April 29, 2012 | Phyllis Greenberger
When most people read about women’s health and hormones, they assume it will be a piece about birth control pills or a study on menopausal hormone therapies. Many fail to realize that hormones have physiological effects far beyond the reproductive, with impacts on every major body system of females and males. A disruption or dysfunction in one hormone system can trickle down into other hormone systems and other body systems. Basic and clinical research are recognizing and factoring in these system-wide impacts in novel ways, including new research that has the potential to improve the health of our military service members and veterans.

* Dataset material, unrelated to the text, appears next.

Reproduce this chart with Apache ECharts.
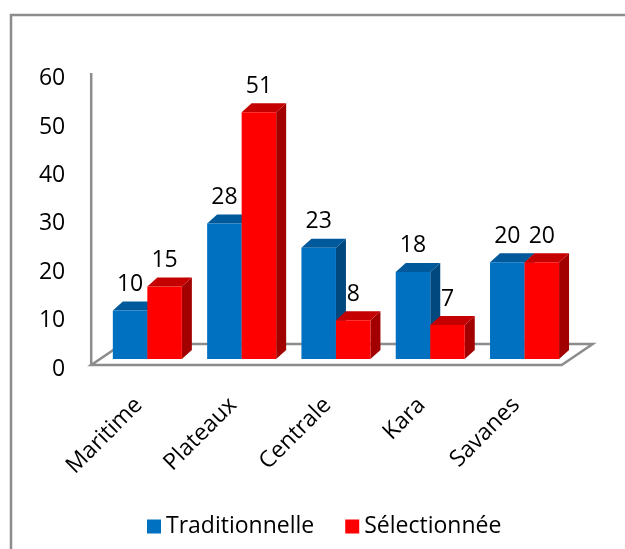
<!DOCTYPE html>
<html>
<head>
<meta charset="utf-8">
<script src="https://cdn.jsdelivr.net/npm/echarts@6/dist/echarts.min.js"></script>
<style>
  html, body { margin: 0; padding: 0; background: #fff; }
  #chart { width: 625px; height: 549px; }
</style>
</head>
<body>
<div id="chart"></div>
<script>
var regions = ['Maritime', 'Plateaux', 'Centrale', 'Kara', 'Savanes'];
var traditionnelle = [10, 28, 23, 18, 20];
var selectionnee = [15, 51, 8, 7, 20];
var yTicks = [0, 10, 20, 30, 40, 50, 60];

var FONT = '"Open Sans", sans-serif';
var FS = 23;
var DX = 10, DY = 9; // fake depth of the 3d bars

function toPairs(arr) {
    return arr.map(function (v, i) { return [i, v]; });
}

// 3d looking column: front face, top face, right side face, label on top
function barRenderer(front, top, side, leftOfCenter) {
    return function (params, api) {
        var cat = api.value(0);
        var val = api.value(1);
        var pTop = api.coord([cat, val]);
        var pBase = api.coord([cat, 0]);
        var band = api.size([1, 0])[0];
        var w = band * 0.366;
        var x0 = leftOfCenter ? pTop[0] - w : pTop[0];
        var x1 = x0 + w;
        var yt = pTop[1], yb = pBase[1];
        return {
            type: 'group',
            children: [{
                type: 'polygon',
                shape: { points: [[x1, yb], [x1 + DX, yb - DY], [x1 + DX, yt - DY], [x1, yt]] },
                style: { fill: side }
            }, {
                type: 'polygon',
                shape: { points: [[x0, yt], [x1, yt], [x1 + DX, yt - DY], [x0 + DX, yt - DY]] },
                style: { fill: top }
            }, {
                type: 'rect',
                shape: { x: x0, y: yt, width: w, height: yb - yt },
                style: { fill: front }
            }, {
                type: 'text',
                style: {
                    text: String(val),
                    x: (x0 + x1) / 2,
                    y: yt - 26,
                    align: 'center',
                    verticalAlign: 'middle',
                    font: FS + 'px ' + FONT,
                    fill: '#000'
                }
            }]
        };
    };
}

// floor plate + vertical axis line, drawn from the grid rectangle
function floorRenderer(params, api) {
    var cs = params.coordSys;
    var bottom = cs.y + cs.height;
    var fl = cs.x - 9, fr = cs.x + cs.width - 10;
    var fy = bottom + 6, by = bottom - 15, sx = 31;
    return {
        type: 'group',
        children: [{
            type: 'polygon',
            shape: { points: [[fl, fy], [fr, fy], [fr + sx, by], [fl + sx, by]] },
            style: { fill: '#fff', stroke: '#8c8c8c', lineWidth: 2.5 }
        }, {
            type: 'polyline',
            shape: { points: [[fl, cs.y + 4.5], [fl, fy]] },
            style: { stroke: '#8c8c8c', lineWidth: 2.5, fill: null }
        }]
    };
}

var chart = echarts.init(document.getElementById('chart'));
chart.setOption({
    backgroundColor: '#fff',
    animation: false,
    textStyle: { fontFamily: FONT },
    graphic: [{
        type: 'polyline',
        shape: { points: [[11, 549], [11, 15], [625, 15]] },
        style: { stroke: '#8c8c8c', lineWidth: 2.5, fill: null }
    }],
    grid: { left: 100.2, right: 53.3, top: 68.6, bottom: 190 },
    legend: {
        left: 142,
        top: 510,
        icon: 'rect',
        itemWidth: 14,
        itemHeight: 14,
        itemGap: 31,
        itemStyle: { borderWidth: 0 },
        textStyle: { fontSize: FS, color: '#000', fontFamily: FONT },
        data: ['Traditionnelle', 'Sélectionnée']
    },
    xAxis: {
        type: 'category',
        data: regions,
        axisLine: { show: false },
        axisTick: { show: false },
        axisLabel: {
            rotate: 45,
            margin: 34,
            interval: 0,
            formatter: '{a|{value}}',
            rich: {
                a: { fontSize: FS, color: '#000', fontFamily: FONT, padding: [0, 12, 0, 0] }
            }
        }
    },
    yAxis: {
        type: 'value',
        min: yTicks[0],
        max: yTicks[yTicks.length - 1],
        interval: 10,
        axisLine: { show: false },
        axisTick: { show: false },
        splitLine: { show: false },
        axisLabel: {
            margin: 35,
            formatter: '{a|{value}}',
            rich: {
                a: { fontSize: FS, color: '#000', fontFamily: FONT, padding: [20, 0, 0, 0] }
            }
        }
    },
    series: [{
        type: 'custom',
        name: 'floor',
        silent: true,
        renderItem: floorRenderer,
        data: [[0, 0]],
        encode: { x: 0, y: 1 }
    }, {
        type: 'custom',
        name: 'Traditionnelle',
        itemStyle: { color: '#0070C0' },
        renderItem: barRenderer('#0070C0', '#00599A', '#00487E', true),
        data: toPairs(traditionnelle),
        encode: { x: 0, y: 1 }
    }, {
        type: 'custom',
        name: 'Sélectionnée',
        itemStyle: { color: '#FF0000' },
        renderItem: barRenderer('#FF0000', '#C40000', '#A20000', false),
        data: toPairs(selectionnee),
        encode: { x: 0, y: 1 }
    }]
});
</script>
</body>
</html>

Perhaps some of the most exciting research in this area is the effect progesterone, a sex hormone associated with females, elevated during pregnancy, but also present naturally in males, may have on protection of brain cells. Promising research shows that progesterone may have the potential to save brain tissue after an injury—potentially setting the stage for a first in class treatment to stop the loss of brain cells after a blast, altering the detrimental sequence of events that happen after a Traumatic Brain Injury (TBI). Differences have been seen in outcomes even as a function of monthly fluctuations of progesterone noted during the menstrual cycle. Progesterone can dramatically reduce brain swelling in males and females, can act as an anti-inflammatory and anti-oxidant, and can stimulate expression of growth factors in response to injury.
TBI is not the only area where innovative hormone diagnostics and research may contribute to improved health outcomes. Links between hormonal networks and depression, post-traumatic stress disorder, and complex wound healing, among others, recognize the importance of hormones, and the differences that will naturally present between men and women. Hormone levels can protect health or precipitate disease. Hormones matter.